Antoñete ha muerto. Un toro viejo, resabiado y sin nombre, le ha empitonado por el pecho y lo ha matado. Esta vez no ha podido citarlo de lejos, dejarlo venir y romper la geometría para conseguir curvas imposibles en un pase natural instantáneo y efímero, como hacía con el toro. Esta vez, su cuerno como guadaña, se le ha venido derecho al cuerpo. Buscando el bulto. Dispuesto a herir. No hubo nada que hacer.
Yo le vi torear. Y vi su respeto por la fiesta. Chenel era la ortodoxia. En un momento que todo lo arrollaban las modas, él seguía abrazando la pureza. La verdad. Lo que había aprendido de chico. Por eso le costó tanto llegar a ser figura. Por eso creó tantas dudas entre los aficionados y los empresarios.

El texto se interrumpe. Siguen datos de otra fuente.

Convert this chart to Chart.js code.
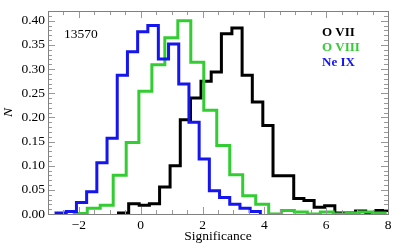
<!DOCTYPE html>
<html>
<head>
<meta charset="utf-8">
<script src="https://cdn.jsdelivr.net/npm/chart.js@4.4.1/dist/chart.umd.min.js"></script>
<style>
  html, body { margin: 0; padding: 0; background: #fff; }
  canvas { display: block; }
</style>
</head>
<body>
<canvas id="sigChart" width="399" height="250"></canvas>
<script>
// Bin left edges (last entry is the right edge of the final bin) and normalised counts
const ovii_edges = [-0.72, -0.39, -0.05, 0.28, 0.61, 0.95, 1.28, 1.61, 1.95, 2.28, 2.61, 2.95, 3.28, 3.61,
    3.95, 4.28, 4.61, 4.95, 5.28, 5.61, 5.95, 6.28, 6.61, 6.95, 7.28, 7.61, 7.95, 8.28];
const ovii_vals = [0.002, 0.021, 0.018, 0.021, 0.056, 0.100, 0.195, 0.240, 0.275, 0.294, 0.373, 0.385, 0.287,
    0.232, 0.183, 0.079, 0.079, 0.032, 0.028, 0.014, 0.017, 0.002, 0.002, 0.006, 0.002, 0.007, 0.007];

const oviii_edges = [-2.15, -1.73, -1.31, -0.89, -0.47, -0.06, 0.36, 0.78, 1.20, 1.62, 2.04, 2.46, 2.88,
    3.30, 3.72, 4.14, 4.55, 4.97, 5.39, 5.81, 6.23, 6.65, 7.07, 7.49, 7.91];
const oviii_vals = [0.001, 0.012, 0.018, 0.080, 0.148, 0.254, 0.309, 0.365, 0.400, 0.314, 0.215, 0.142,
    0.081, 0.038, 0.020, 0.000, 0.007, 0.004, 0.000, 0.004, 0.000, 0.002, 0.004, 0.002];

const neix_edges = [-2.74, -2.41, -2.08, -1.75, -1.42, -1.09, -0.76, -0.43, -0.10, 0.23, 0.57, 0.90, 1.23,
    1.56, 1.89, 2.22, 2.55, 2.88, 3.21, 3.54, 3.87];
const neix_vals = [0.002, 0.005, 0.024, 0.046, 0.106, 0.157, 0.287, 0.336, 0.377, 0.390, 0.321, 0.352,
    0.269, 0.190, 0.114, 0.048, 0.034, 0.020, 0.012, 0.005];

const xTicks = [-2, 0, 2, 4, 6, 8];
const yTicks = [0.00, 0.05, 0.10, 0.15, 0.20, 0.25, 0.30, 0.35, 0.40];
const labels = ['O VII', 'O VIII', 'Ne IX'];
const colors = ['#000000', '#33cc33', '#1515f0'];
const obsId = '13570';

// histogram outline: rise from zero, steps, fall back to zero
function histPoints(edges, vals) {
    const pts = [{ x: edges[0], y: 0 }];
    vals.forEach((v, i) => pts.push({ x: edges[i], y: v }));
    pts.push({ x: edges[vals.length], y: vals[vals.length - 1] });
    pts.push({ x: edges[vals.length], y: 0 });
    return pts;
}

// frame with inward major/minor ticks, plus the text labels
const framePlugin = {
    id: 'frame',
    afterDraw(chart) {
        const { ctx, chartArea: a, scales: { x, y } } = chart;
        ctx.save();
        ctx.strokeStyle = '#999';
        ctx.lineWidth = 1;
        ctx.beginPath();
        for (let v = -3; v <= 8.001; v += 0.5) {
            const px = Math.round(x.getPixelForValue(v)) + 0.5;
            const len = Math.abs(v % 2) < 0.001 ? 7 : 4;
            ctx.moveTo(px, a.bottom); ctx.lineTo(px, a.bottom - len);
            ctx.moveTo(px, a.top); ctx.lineTo(px, a.top + len);
        }
        for (let i = 0; i <= 42; i++) {
            const py = Math.round(y.getPixelForValue(i / 100)) + 0.5;
            const len = i % 5 === 0 ? 7 : 4;
            ctx.moveTo(a.left, py); ctx.lineTo(a.left + len, py);
            ctx.moveTo(a.right, py); ctx.lineTo(a.right - len, py);
        }
        ctx.stroke();
        ctx.strokeStyle = '#808080';
        ctx.strokeRect(Math.round(a.left) + 0.5, Math.round(a.top) + 0.5,
            Math.round(a.right - a.left), Math.round(a.bottom - a.top));

        ctx.textBaseline = 'middle';
        ctx.textAlign = 'left';
        ctx.fillStyle = '#000';
        ctx.font = "13.5px 'Liberation Serif'";
        ctx.fillText(obsId, a.left + 16, a.top + 23);
        ctx.font = "bold 13px 'Liberation Serif'";
        labels.forEach((t, i) => {
            ctx.fillStyle = colors[i];
            ctx.fillText(t, a.left + 274, a.top + 22 + i * 15);
        });
        ctx.restore();
    }
};

Chart.defaults.font.family = "'Liberation Serif', serif";
Chart.defaults.color = '#000';

new Chart(document.getElementById('sigChart'), {
    type: 'line',
    data: {
        datasets: [
            { label: labels[0], data: histPoints(ovii_edges, ovii_vals), borderColor: colors[0], order: 3 },
            { label: labels[1], data: histPoints(oviii_edges, oviii_vals), borderColor: colors[1], order: 2 },
            { label: labels[2], data: histPoints(neix_edges, neix_vals), borderColor: colors[2], order: 1 }
        ]
    },
    options: {
        responsive: false,
        animation: false,
        layout: { padding: { left: 0, right: 11, top: 5, bottom: 0 } },
        datasets: {
            line: { stepped: true, borderWidth: 3, pointRadius: 0, fill: false }
        },
        plugins: { legend: { display: false }, tooltip: { enabled: false } },
        scales: {
            x: {
                type: 'linear',
                min: -3,
                max: 8,
                afterBuildTicks: s => { s.ticks = xTicks.map(v => ({ value: v })); },
                afterFit: s => { s.height = 36; },
                grid: { display: false, drawTicks: false },
                border: { display: false },
                ticks: {
                    padding: 3,
                    font: { size: 13.5 },
                    callback: v => (v < 0 ? '\u2212' + Math.abs(v) : String(v))
                },
                title: {
                    display: true,
                    text: 'Significance',
                    font: { size: 13.5 },
                    padding: { top: 0, bottom: 5 }
                }
            },
            y: {
                min: 0,
                max: 0.42,
                afterBuildTicks: s => { s.ticks = yTicks.map(v => ({ value: v })); },
                afterFit: s => { s.width = 48; },
                grid: { display: false, drawTicks: false },
                border: { display: false },
                ticks: {
                    padding: 3,
                    font: { size: 13.5 },
                    callback: v => v.toFixed(2)
                },
                title: {
                    display: true,
                    text: 'N',
                    font: { size: 13.5, style: 'italic' },
                    padding: 0
                }
            }
        }
    },
    plugins: [framePlugin]
});
</script>
</body>
</html>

Pero al final, triunfó el dogma. Porque sólo se puede torear desde el reconocimiento absoluto del duelo que se vive en el ruedo. Hombre contra animal y, en medio, la verdad absoluta. La muerte.
Antoñete ha muerto. Y yo ya no volveré a ver los toros en televisión como él me los hacía ver. Me acostumbré tanto a verlos con él que he dejado de ir a la plaza. Era un privilegio. Parecía que estuviera uno sentado a su vera, en el tendido, y que él fuese comentando en voz alta lo que veía. Sin protocolo. Sin que pareciese que él estaba en la plaza y yo en el salón de mi casa.
Nunca levantaba la voz. Nunca se emocionaba aparentemente. Nunca corregía al torero de forma desabrida. Al contrario, siempre le justificaba. Sabía, mejor que nadie, lo difícil que es estar delante de un toro. Sabía, mejor que nadie, de los miedos del torero. Del miedo a la herida. Del miedo a estar mal. Del miedo a que se notase que tenía miedo.
En este San Isidro, ya le eché de menos. Al parecer, aquel pitillo permanente de sus soledades y sus miedos estaba pudiendo con él. Ahora, lo mató. Y yo, hoy, estoy a punto de echarme a llorar. No me importaría. Porque, parafraseando a Federico García Lorca, también están llorando Las Ventas.